--- Begin Task inputs ---

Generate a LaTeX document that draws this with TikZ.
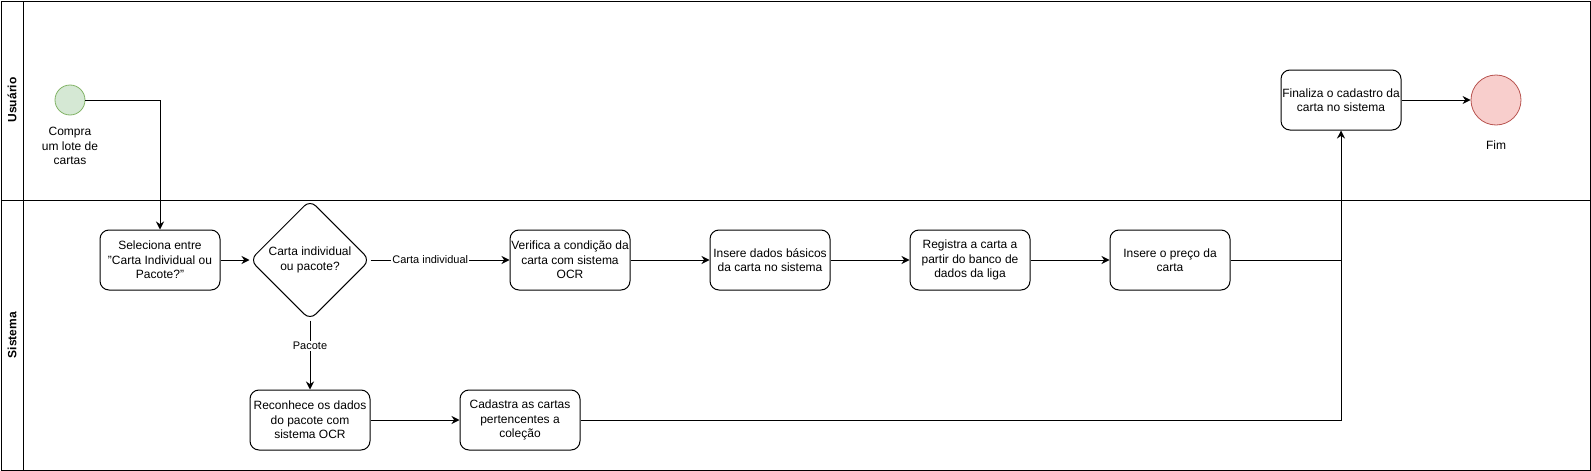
\documentclass[tikz,border=0pt]{standalone}
\usepackage{fontspec}
\setmainfont{Liberation Sans}
\usetikzlibrary{shapes.geometric,arrows.meta}
\begin{document}
\begin{tikzpicture}[x=1pt,y=-1pt,
  font=\fontsize{12}{14.4}\selectfont,
  task/.style={draw, line width=1pt, rounded corners=9pt, minimum width=120pt, minimum height=60pt, align=center, inner sep=1pt},
  decision/.style={draw, diamond, line width=1pt, rounded corners=8pt, minimum width=120pt, minimum height=120pt, aspect=1, align=center, inner sep=0pt},
  arr/.style={draw, line width=1pt, -{Stealth[length=8pt,width=8pt]}},
  plain/.style={draw, line width=1pt},
  lbl/.style={fill=white, font=\fontsize{11}{13}\selectfont, inner sep=1pt},
  lane/.style={font=\bfseries\fontsize{12}{14}\selectfont, rotate=90},
  freetext/.style={align=center, inner sep=0pt}
]
\useasboundingbox (0,0) rectangle (1591,471);
% pool
\draw[line width=1pt] (1,1) rectangle (1590,470);
\draw[line width=1pt] (1,200) -- (1590,200);
\draw[line width=1pt] (23,1) -- (23,470);
\node[lane] (lu) at (12,100) {Usuário};
\node[lane] (ls) at (12,335) {Sistema};

% nodes
\node[circle, draw={rgb,255:red,130;green,179;blue,102}, fill={rgb,255:red,213;green,232;blue,212}, line width=0.8pt, minimum size=30pt, inner sep=0pt] (start) at (70,100) {};
\node[freetext] (startlbl) at (70,146) {Compra\\um lote de\\cartas};

\node[task] (sel) at (160,260) {Seleciona entre\\"Carta Individual ou\\Pacote?”};
\node[decision] (dec) at (310,260) {Carta individual\\ou pacote?};
\node[task] (ver) at (570,260) {Verifica a condição da\\carta com sistema\\OCR};
\node[task] (ins) at (770,260) {Insere dados básicos\\da carta no sistema};
\node[task] (reg) at (970,260) {Registra a carta a\\partir do banco de\\dados da liga};
\node[task] (pre) at (1170,260) {Insere o preço da\\carta};
\node[task] (rec) at (310,420) {Reconhece os dados\\do pacote com\\sistema OCR};
\node[task] (cad) at (520,420) {Cadastra as cartas\\pertencentes a\\coleção};
\node[task] (fin) at (1341,100) {Finaliza o cadastro da\\carta no sistema};
\node[circle, draw={rgb,255:red,184;green,84;blue,80}, fill={rgb,255:red,248;green,206;blue,204}, line width=0.8pt, minimum size=50pt, inner sep=0pt] (fim) at (1496,100) {};
\node[freetext] (fimlbl) at (1496,145) {Fim};

% connectors
\draw[arr] (start.east) -| (sel.north);
\draw[arr] (sel) -- (dec);
\draw[arr] (dec) -- node[lbl, pos=0.43] {Carta individual} (ver);
\draw[arr] (ver) -- (ins);
\draw[arr] (ins) -- (reg);
\draw[arr] (reg) -- (pre);
\draw[arr] (dec) -- node[lbl, pos=0.37] {Pacote} (rec);
\draw[arr] (rec) -- (cad);
\draw[arr] (cad.east) -| (fin.south);
\draw[plain] (pre.east) -- (pre.east -| fin.south);
\draw[arr] (fin) -- (fim);
\end{tikzpicture}
\end{document}
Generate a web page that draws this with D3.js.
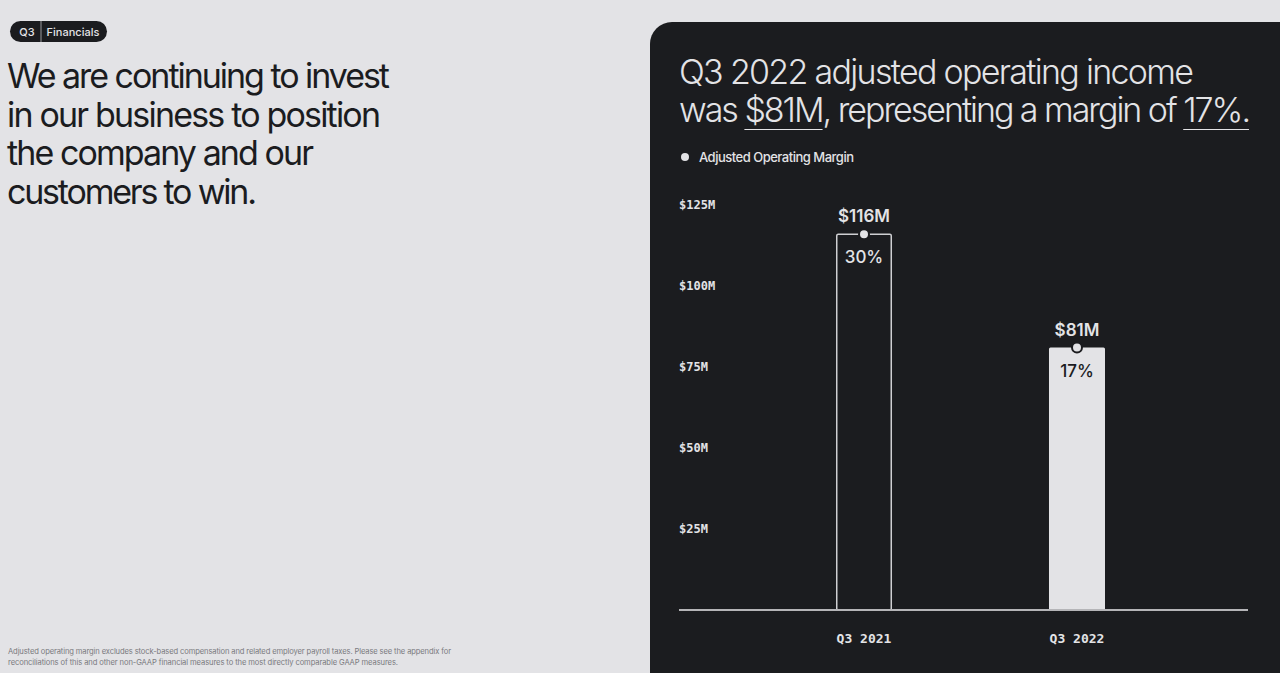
<!DOCTYPE html>
<html><head><meta charset="utf-8">
<script src="https://cdn.jsdelivr.net/npm/d3@7"></script>
<style>
html,body{margin:0;padding:0;background:#e3e3e6;overflow:hidden;}
svg{display:block;}
</style></head>
<body>
<svg id="c" width="1280" height="673"></svg>
<script>
const categories = ["Q3 2021", "Q3 2022"];
const incomeValues = [116, 81];
const marginValues = [30, 17];
const valueLabels = ["$116M", "$81M"];
const marginLabels = ["30%", "17%"];
const yTicks = [25, 50, 75, 100, 125];
const yTickLabels = ["$25M", "$50M", "$75M", "$100M", "$125M"];

const svg = d3.select("#c");
const sans = "Inter, 'Noto Sans', sans-serif";
const mono = "'DejaVu Sans Mono', 'Liberation Mono', monospace";
const light = "#e3e3e6", dark = "#1b1c1f";

// fit a text element to a target width by tightening letter spacing
function fitWidth(sel, target){
  sel.each(function(){
    const n = this.textContent.length;
    const w = this.getComputedTextLength();
    const cur = parseFloat(d3.select(this).attr("letter-spacing")) || 0;
    d3.select(this).attr("letter-spacing", cur + (target - w) / Math.max(1, n - 1));
  });
}

svg.append("rect").attr("width",1280).attr("height",673).attr("fill",light);

// Pill
const pill = svg.append("g");
pill.append("rect").attr("x",10).attr("y",21).attr("width",97).attr("height",21).attr("rx",10.5).attr("fill",dark);
pill.append("line").attr("x1",41).attr("x2",41).attr("y1",21).attr("y2",42).attr("stroke","#9a9a9e").attr("stroke-width",1);
pill.append("text").attr("x",27).attr("y",35.5).attr("text-anchor","middle").attr("fill",light).attr("font-family",sans).attr("font-size",11).attr("font-weight",500).text("Q3");
pill.append("text").attr("x",73).attr("y",35.5).attr("text-anchor","middle").attr("fill",light).attr("font-family",sans).attr("font-size",11).attr("font-weight",500).text("Financials");

// Left heading
const heading = ["We are continuing to invest","in our business to position","the company and our","customers to win."];
const headingW = [383, 374, 307, 250];
svg.append("g").selectAll("text").data(heading).join("text")
  .attr("x",7).attr("y",(d,i)=>88+i*38.7)
  .attr("fill",dark).attr("font-family",sans).attr("font-weight",400).attr("font-size",34)
  .text(d=>d)
  .each(function(d,i){ fitWidth(d3.select(this), headingW[i]); });

// Footnote
const foot = ["Adjusted operating margin excludes stock-based compensation and related employer payroll taxes. Please see the appendix for",
  "reconciliations of this and other non-GAAP financial measures to the most directly comparable GAAP measures."];
const footW = [443, 390];
svg.append("g").selectAll("text").data(foot).join("text")
  .attr("x",8).attr("y",(d,i)=>654+i*11)
  .attr("fill","#7a7a7e").attr("font-family",sans).attr("font-size",7.6).text(d=>d)
  .each(function(d,i){ fitWidth(d3.select(this), footW[i]); });

// Dark panel
svg.append("rect").attr("x",650).attr("y",22).attr("width",760).attr("height",760).attr("rx",22).attr("fill",dark);

// Panel title
const t1 = svg.append("text").attr("x",679).attr("y",84).attr("fill",light).attr("font-family",sans)
  .attr("font-weight",300).attr("font-size",34).text("Q3 2022 adjusted operating income");
fitWidth(t1, 515);
const t2 = svg.append("text").attr("x",679).attr("y",122).attr("fill",light).attr("font-family",sans)
  .attr("font-weight",300).attr("font-size",34);
const parts = ["was ", "$81M", ", representing a margin of ", "17%", "."];
parts.forEach(p=>t2.append("tspan").text(p));
fitWidth(t2, 572);
const full = parts.join("");
function underline(start, len){
  const node = t2.node();
  const x0 = node.getStartPositionOfChar(start).x;
  const x1 = node.getEndPositionOfChar(start+len-1).x;
  svg.append("line").attr("x1",x0).attr("x2",x1).attr("y1",129.5).attr("y2",129.5).attr("stroke",light).attr("stroke-width",1.2);
}
underline(full.indexOf("$81M"),4);
underline(full.indexOf("17%"),4);

// Legend
svg.append("circle").attr("cx",685).attr("cy",157).attr("r",4).attr("fill",light);
const lg = svg.append("text").attr("x",699).attr("y",161.5).attr("fill",light).attr("font-family",sans).attr("font-size",13).attr("font-weight",500).text("Adjusted Operating Margin");
fitWidth(lg, 155);

// Scales
const y = d3.scaleLinear().domain([0,125]).range([610,205]);
const x = d3.scaleBand().domain(categories).range([729.5,1211.5]).paddingInner(0.737).paddingOuter(0.5);

// Y axis tick labels
svg.append("g").selectAll("text").data(yTicks).join("text")
  .attr("x",679).attr("y",d=>y(d)+4).attr("fill",light).attr("font-family",mono).attr("font-weight","bold").attr("font-size",12)
  .text((d,i)=>yTickLabels[i]);

// Bars
const data = categories.map((c,i)=>({c, v:incomeValues[i], m:marginValues[i], vl:valueLabels[i], ml:marginLabels[i], i}));
svg.append("g").selectAll("rect").data(data).join("rect")
  .attr("x",d=>x(d.c)+(d.i===0?0.75:0)).attr("y",d=>y(d.v))
  .attr("width",d=>x.bandwidth()-(d.i===0?1.5:0)).attr("height",d=>y(0)-y(d.v))
  .attr("rx",1.5)
  .attr("fill",d=>d.i===0?dark:light)
  .attr("stroke",d=>d.i===0?"#cfcfd2":"none").attr("stroke-width",1.5);

// Baseline axis
const xAxis = svg.append("g").attr("transform","translate(0,610)");
xAxis.append("line").attr("x1",679).attr("x2",1248).attr("stroke","#b5b5b8").attr("stroke-width",2);
svg.append("g").selectAll("text").data(categories).join("text")
  .attr("x",d=>x(d)+x.bandwidth()/2).attr("y",643).attr("text-anchor","middle")
  .attr("fill",light).attr("font-family",mono).attr("font-weight","bold").attr("font-size",13).text(d=>d);

// Dots, value labels, margin labels
const marks = svg.append("g");
marks.selectAll("circle").data(data).join("circle")
  .attr("cx",d=>x(d.c)+x.bandwidth()/2).attr("cy",d=>y(d.v))
  .attr("r",5).attr("fill",light).attr("stroke",dark).attr("stroke-width",2);
marks.selectAll("text.v").data(data).join("text").attr("class","v")
  .attr("x",d=>x(d.c)+x.bandwidth()/2).attr("y",d=>y(d.v)-12).attr("text-anchor","middle")
  .attr("fill",light).attr("font-family",sans).attr("font-weight",600).attr("font-size",17).text(d=>d.vl);
marks.selectAll("text.m").data(data).join("text").attr("class","m")
  .attr("x",d=>x(d.c)+x.bandwidth()/2).attr("y",d=>y(d.v)+29).attr("text-anchor","middle")
  .attr("fill",d=>d.i===0?light:dark).attr("font-family",sans).attr("font-weight",500).attr("font-size",17).text(d=>d.ml);
</script>
</body></html>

--- End Task inputs ---

__Task requirements__
Pictures are excluded; extract exactly the lines from the start of the data through the line that holds "(startlbl) at (70,146)", both ends included.

__Answer below__
Generate a LaTeX document that draws this with TikZ.
\documentclass[tikz,border=0pt]{standalone}
\usepackage{fontspec}
\setmainfont{Liberation Sans}
\usetikzlibrary{shapes.geometric,arrows.meta}
\begin{document}
\begin{tikzpicture}[x=1pt,y=-1pt,
  font=\fontsize{12}{14.4}\selectfont,
  task/.style={draw, line width=1pt, rounded corners=9pt, minimum width=120pt, minimum height=60pt, align=center, inner sep=1pt},
  decision/.style={draw, diamond, line width=1pt, rounded corners=8pt, minimum width=120pt, minimum height=120pt, aspect=1, align=center, inner sep=0pt},
  arr/.style={draw, line width=1pt, -{Stealth[length=8pt,width=8pt]}},
  plain/.style={draw, line width=1pt},
  lbl/.style={fill=white, font=\fontsize{11}{13}\selectfont, inner sep=1pt},
  lane/.style={font=\bfseries\fontsize{12}{14}\selectfont, rotate=90},
  freetext/.style={align=center, inner sep=0pt}
]
\useasboundingbox (0,0) rectangle (1591,471);
% pool
\draw[line width=1pt] (1,1) rectangle (1590,470);
\draw[line width=1pt] (1,200) -- (1590,200);
\draw[line width=1pt] (23,1) -- (23,470);
\node[lane] (lu) at (12,100) {Usuário};
\node[lane] (ls) at (12,335) {Sistema};

% nodes
\node[circle, draw={rgb,255:red,130;green,179;blue,102}, fill={rgb,255:red,213;green,232;blue,212}, line width=0.8pt, minimum size=30pt, inner sep=0pt] (start) at (70,100) {};
\node[freetext] (startlbl) at (70,146) {Compra\\um lote de\\cartas};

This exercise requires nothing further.